The rank is just a number from 0 to 1000 that indicates the accuracy of the search result. The higher the value the more accurate the match.

[edit] Proximity Searches

Full-text searching has the ability to find words that are located physically near each other. This is achieved by using the keyword "NEAR" between the 2 search targets.

Microsoft does not explicitly state what exactly it means by the term "NEAR". However it is considered to be around 8 to 10 words in most circumstances. The keyword alludes to the possibility that the algorithm used to calculate proximity may be a Nearest neighbor search (NNS) or possibly a Levenshtein distance algorithm, both of which are distance-based similarity functions. Given a set S of n objects lying in some space U with a similarity so that given a query q ∈ U, one can locate the point that is most similar to q among the points in S.

In T-SQL syntax, the keyword "NEAR" can also be substituted with the "~" operator to achieve the same results.

[edit] Proximity Search Simple Example #1 using the "NEAR" keyword


SELECT name, surname
FROM CONTAINSTABLE(Athletes, *, '("Gold" NEAR "Finalists")') As ct
JOIN Athletes As e
ON ct.[KEY] = e.id


[edit] Proximity Search Simple Example #2 using the "~" operator


SELECT name, surname
FROM CONTAINSTABLE(Athletes, *, '("Gold" ~ "First") OR ("Silver" ~ "Second") OR ("Bronze" ~ "Third")') As ct
JOIN Athletes As e
ON ct.[KEY] = e.id


[edit] Inflectional Searches

Full-text searching has the ability to search for word inflections, that is, for differing forms of the same word that have the same general meaning. For example: "swim", "swam" and "swimming"
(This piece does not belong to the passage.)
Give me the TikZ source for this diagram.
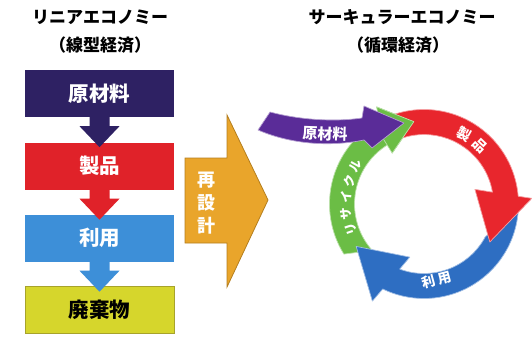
\documentclass[tikz,border=0pt]{standalone}
\usepackage{fontspec}
\newfontfamily\jp{Noto Sans CJK JP}
\usetikzlibrary{calc}
\definecolor{navy}{HTML}{2E2163}
\definecolor{redbox}{HTML}{E02229}
\definecolor{bluebox}{HTML}{3D8FD8}
\definecolor{yellowb}{HTML}{D6D62C}
\definecolor{yellowd}{HTML}{A7A32B}
\definecolor{orangeb}{HTML}{E9A52B}
\definecolor{oranged}{HTML}{B47E1E}
\definecolor{purp}{HTML}{5A2C98}
\definecolor{cred}{HTML}{E8262D}
\definecolor{cblue}{HTML}{2E6EC2}
\definecolor{cgreen}{HTML}{6BBD45}
\newcommand\myvarrow[2]{\fill[#2] ($(#1.south)+(-10,1)$) -- ++(0,-10) -- ++(-10,0) -- ++(20,-21) -- ++(20,21) -- ++(-10,0) -- ++(0,10) -- cycle;}
\begin{document}
\begin{tikzpicture}[x=1pt,y=1pt,
  box/.style={minimum width=149pt, minimum height=47pt, inner sep=0pt, font=\jp\bfseries\fontsize{20.5}{20.5}\selectfont, text=white},
  ttl/.style={font=\jp\bfseries\fontsize{17}{17}\selectfont, inner sep=0pt},
  clab/.style={font=\jp\bfseries\fontsize{14}{14}\selectfont, text=white, inner sep=0pt},
  glab/.style={font=\jp\bfseries\fontsize{12.5}{12.5}\selectfont, text=white, inner sep=0pt},
  halo/.style={draw=white!55!#1, line width=0.7pt, line join=round},
]
\useasboundingbox (0,0) rectangle (532,338);
% titles
\node[ttl] (t1) at (100,321) {リニアエコノミー};
\node[ttl] (t2) at (100,293) {（線型経済）};
\node[ttl] (t3) at (402,321) {サーキュラーエコノミー};
\node[ttl] (t4) at (398,293) {（循環経済）};
% linear boxes
\node[box, fill=navy] (b1) at (99.5,244.5) {原材料};
\node[box, fill=redbox] (b2) at (99.5,172) {製品};
\node[box, fill=bluebox] (b3) at (99.5,100) {利用};
\node[box, fill=yellowb, draw=yellowd, line width=1pt, text=black] (b4) at (99.5,28) {廃棄物};
\myvarrow{b1}{navy}
\myvarrow{b2}{redbox}
\myvarrow{b3}{bluebox}
% redesign arrow
\fill[orangeb, draw=oranged, line width=0.8pt] (185,180) -- (227,180) -- (227,223) -- (268,138) -- (227,51) -- (227,95) -- (185,95) -- cycle;
\node[font=\jp\bfseries\fontsize{18}{23}\selectfont, text=white, align=center] (rd) at (206,135) {再\\設\\計};
% circle
\coordinate (C) at (424,134);
% green
\fill[cgreen, halo=cgreen] ($(C)+(212:94.5)$) arc[start angle=212, end angle=117, radius=94.5pt]
  -- ($(C)+(116:108)$) -- ($(C)+(97:83)$) -- ($(C)+(122:60)$)
  -- ($(C)+(120.1:69.5)$) arc[start angle=120.1, end angle=222, radius=69.5pt] -- cycle;
% blue
\fill[cblue, halo=cblue] ($(C)+(-5:94.5)$) arc[start angle=-5, end angle=-115.9, radius=94.5pt]
  -- ($(C)+(-118:110)$) -- ($(C)+(-148:80)$) -- ($(C)+(-105:55)$)
  -- ($(C)+(-110.5:69.5)$) arc[start angle=-110.5, end angle=-28, radius=69.5pt] -- cycle;
% red
\fill[cred, halo=cred] ($(C)+(108:94.5)$) arc[start angle=108, end angle=4.7, radius=94.5pt]
  -- ($(C)+(3:108)$) -- ($(C)+(-30:76)$) -- ($(C)+(16:53)$)
  -- ($(C)+(9.8:69.5)$) arc[start angle=9.8, end angle=108.5, radius=69.5pt] -- cycle;
% green head again
\fill[cgreen, halo=cgreen] ($(C)+(116:108)$) -- ($(C)+(97:83)$) -- ($(C)+(122:60)$) -- ($(C)+(122:80)$) -- cycle;
% purple
\fill[purp, halo=purp] (270,226) .. controls (300,218) and (335,216) .. (362,220) -- (364,232) -- (404,215) -- (372,190) -- (364,198) .. controls (335,192) and (295,192) .. (258,208) -- cycle;
\node[clab, font=\jp\bfseries\fontsize{15}{15}\selectfont, rotate=-2] (l0) at (325,204) {原材料};
% circle labels
\node[clab, rotate=-29] (r1) at ($(C)+(60:81)$) {製};
\node[clab, rotate=-43.5] (r2) at ($(C)+(46.5:81)$) {品};
\node[clab, font=\jp\bfseries\fontsize{13.5}{13.5}\selectfont, rotate=15] (u1) at (428.8,55.8) {利};
\node[clab, font=\jp\bfseries\fontsize{13.5}{13.5}\selectfont, rotate=15] (u2) at (445.2,60.2) {用};
\node[glab, rotate=109] (g1) at ($(C)+(199:77)$) {リ};
\node[glab, rotate=97] (g2) at ($(C)+(187:78)$) {サ};
\node[glab, rotate=85] (g3) at ($(C)+(175:78)$) {イ};
\node[glab, rotate=73] (g4) at ($(C)+(163:78)$) {ク};
\node[glab, rotate=61] (g5) at ($(C)+(151:78)$) {ル};
\end{tikzpicture}
\end{document}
Both singular and plural forms of a word can be returned - It can also handle gender and neutral form of words, verbs and adjectives. This is achieved by using the keywords "FORMS OF" and "INFLECTIONAL" before the word of interest.

[edit] Inflectional Searches Simple Example #1


SELECT name, surname
FROM Athletes
WHERE CONTAINS(Notes, 'FORMSOF (INFLECTIONAL, swim)')
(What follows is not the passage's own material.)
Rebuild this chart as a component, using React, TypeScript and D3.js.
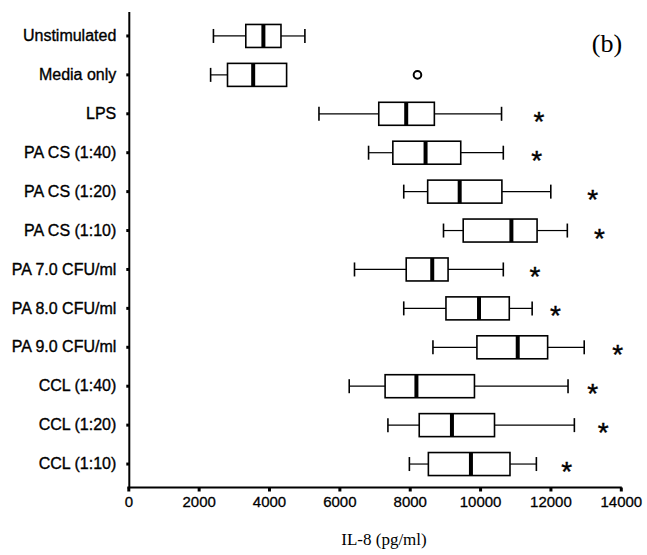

[edit] Prefix Term Searches

Full-text searching has the ability to search for word beginning with a certain term. This is achieved by using a clever combination of single and double quotes followed by an * symbol.
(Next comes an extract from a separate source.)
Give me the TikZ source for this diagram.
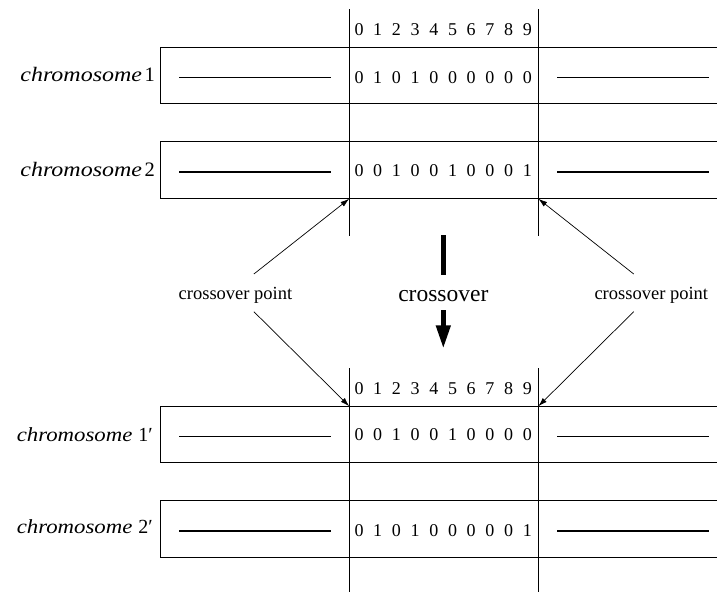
\documentclass[tikz,border=0pt]{standalone}
\usepackage{graphicx}
\usepackage{fontspec}
\setmainfont{Liberation Serif}
\usetikzlibrary{arrows.meta}
\newcommand{\chromtxt}[1]{\scalebox{#1}[1]{\textit{chromosome}}}
\begin{document}
\begin{tikzpicture}[x=1pt,y=-1pt,
  boxline/.style={line width=1pt},
  vline/.style={line width=1pt},
  segthin/.style={line width=1pt},
  segthick/.style={line width=1.7pt},
  digit/.style={font=\fontsize{18}{18}\selectfont, inner sep=0pt},
  chromtop/.style={anchor=base east, inner sep=0pt, font=\fontsize{20.5}{20.5}\selectfont},
  chrombot/.style={anchor=base east, inner sep=0pt, font=\fontsize{20}{20}\selectfont},
  ptlabel/.style={font=\fontsize{18.5}{18.5}\selectfont, inner sep=0pt},
  bigword/.style={font=\fontsize{23.5}{23.5}\selectfont, inner sep=0pt},
  ptarrow/.style={line width=0.7pt,-{Latex[length=9pt,width=5.5pt]}},
  bigarrow/.style={line width=4.5pt,-{Triangle[length=23pt,width=14pt]}},
]
\useasboundingbox (0,0) rectangle (717,592);

% boxes (open on the right, running past the page edge)
\foreach \t/\b/\n in {47.5/103/A,141.7/198.7/B,406.3/462.7/C,500.3/557.3/D}{
  \coordinate (\n tl) at (160,\t);
  \coordinate (\n bl) at (160,\b);
  \coordinate (\n tr) at (720,\t);
  \coordinate (\n br) at (720,\b);
  \draw[boxline] (\n tr) -- (\n tl) -- (\n bl) -- (\n br);
}

% vertical separator lines
\coordinate (L1a) at (349.3,9);   \coordinate (L1b) at (349.3,236);
\coordinate (L2a) at (538.3,9);   \coordinate (L2b) at (538.3,236);
\coordinate (L3a) at (349.3,368); \coordinate (L3b) at (349.3,592);
\coordinate (L4a) at (538.3,368); \coordinate (L4b) at (538.3,592);
\draw[vline] (L1a) -- (L1b);
\draw[vline] (L2a) -- (L2b);
\draw[vline] (L3a) -- (L3b);
\draw[vline] (L4a) -- (L4b);

% crossover point corners
\coordinate (XA) at (349.3,198.7);
\coordinate (XB) at (538.3,198.7);
\coordinate (XC) at (349.3,406.3);
\coordinate (XD) at (538.3,406.3);

% short segments
\foreach \y/\s/\n in {77.7/segthin/A,171.7/segthick/B,436.7/segthin/C,530.7/segthick/D}{
  \coordinate (\n s1) at (179,\y); \coordinate (\n e1) at (331,\y);
  \coordinate (\n s2) at (557,\y); \coordinate (\n e2) at (709,\y);
  \draw[\s] (\n s1) -- (\n e1);
  \draw[\s] (\n s2) -- (\n e2);
}

% digit rows
\foreach \i in {0,...,9}{
  \node[digit] (hT\i) at ({359+18.7*\i},30) {\i};
  \node[digit] (hB\i) at ({359+18.7*\i},389) {\i};
}
\foreach \d [count=\i from 0] in {0,1,0,1,0,0,0,0,0,0}
  \node[digit] (rA\i) at ({359+18.7*\i},77.5) {\d};
\foreach \d [count=\i from 0] in {0,0,1,0,0,1,0,0,0,1}
  \node[digit] (rB\i) at ({359+18.7*\i},170.5) {\d};
\foreach \d [count=\i from 0] in {0,0,1,0,0,1,0,0,0,0}
  \node[digit] (rC\i) at ({359+18.7*\i},435) {\d};
\foreach \d [count=\i from 0] in {0,1,0,1,0,0,0,0,0,1}
  \node[digit] (rD\i) at ({359+18.7*\i},530.5) {\d};

% chromosome labels
\node[chromtop] (cA) at (155,81.7) {\chromtxt{1.17}\hspace{2.5pt}1};
\node[chromtop] (cB) at (155,176.7) {\chromtxt{1.17}\hspace{2.5pt}2};
\node[chrombot] (cC) at (153,441.7) {\chromtxt{1.14}\hspace{6pt}1′};
\node[chrombot] (cD) at (153,533.3) {\chromtxt{1.14}\hspace{6pt}2′};

% crossover labels
\node[ptlabel] (pL) at (235.5,295.3) {crossover point};
\node[ptlabel] (pR) at (651.3,295.3) {crossover point};
\node[bigword] (cw) at (443.3,295.8) {crossover};

\coordinate (pLu) at (253.9,274);
\coordinate (pLd) at (253.9,311.7);
\coordinate (pRu) at (633.7,274);
\coordinate (pRd) at (633.7,311.7);
\draw[ptarrow] (pLu) -- (XA);
\draw[ptarrow] (pLd) -- (XC);
\draw[ptarrow] (pRu) -- (XB);
\draw[ptarrow] (pRd) -- (XD);

% big crossover arrow
\coordinate (ba1) at (443.3,235);
\coordinate (ba2) at (443.3,275);
\coordinate (ba3) at (443.3,310);
\coordinate (ba4) at (443.3,348.3);
\draw[line width=4.5pt] (ba1) -- (ba2);
\draw[bigarrow] (ba3) -- (ba4);
\end{tikzpicture}
\end{document}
[edit] Prefix Term Simple Example #1

SELECT name, surname
FROM Athletes a
WHERE CONTAINS(*, '"swim*"')

[edit] Binary Document Search

Full-text searching has the ability to search through binary data. The supported types are as follows:

  • MS Word (*.doc)
  • MS Excel (*.xls)
  • MS PowerPoint (*.ppt)
  • HTML (*.htm or *.html)

[edit] Weighted Searches

Full-text searching has the ability to associate a higher preference for certain terms over others. This is achieved by using the function: “ISABOUT” and the “WEIGHT” keyword. The keyword is associated with any decimal value between 0.0 and 1.0. The higher the weight the greater preference the match will be given

[edit] Weighted Searches Simple Example #1

SELECT name, surname
FROM Athletes a
JOIN CONTAINSTABLE(Athletes, notes, 'ISABOUT(Bronze WEIGHT(.2), Silver WEIGHT(.4), Gold WEIGHT(.8))') ct
ON a.id = ct.[KEY]
ORDER BY Rank DESC

[edit] Noise Words

These are common words that MS Search feels should be ignored when considering matches.

For example the article words like “the”, “an” and the conjunctions like: “and”, “but” and “or” occur so frequently that to include them in a search would result in too many false positives.

[edit] Hardware Optimization Considerations

By default, MS SQL Server reserves all the virtual memory in its process space, minus 1GB. This leaves little for MSSearch. Consider readjusting to a ratio of 8(SQL Server):2(MSSearch). By default the Windows 2000/NT virtual memory is 1.5 times physical memory. Consider increasing this to 3 times physical memory.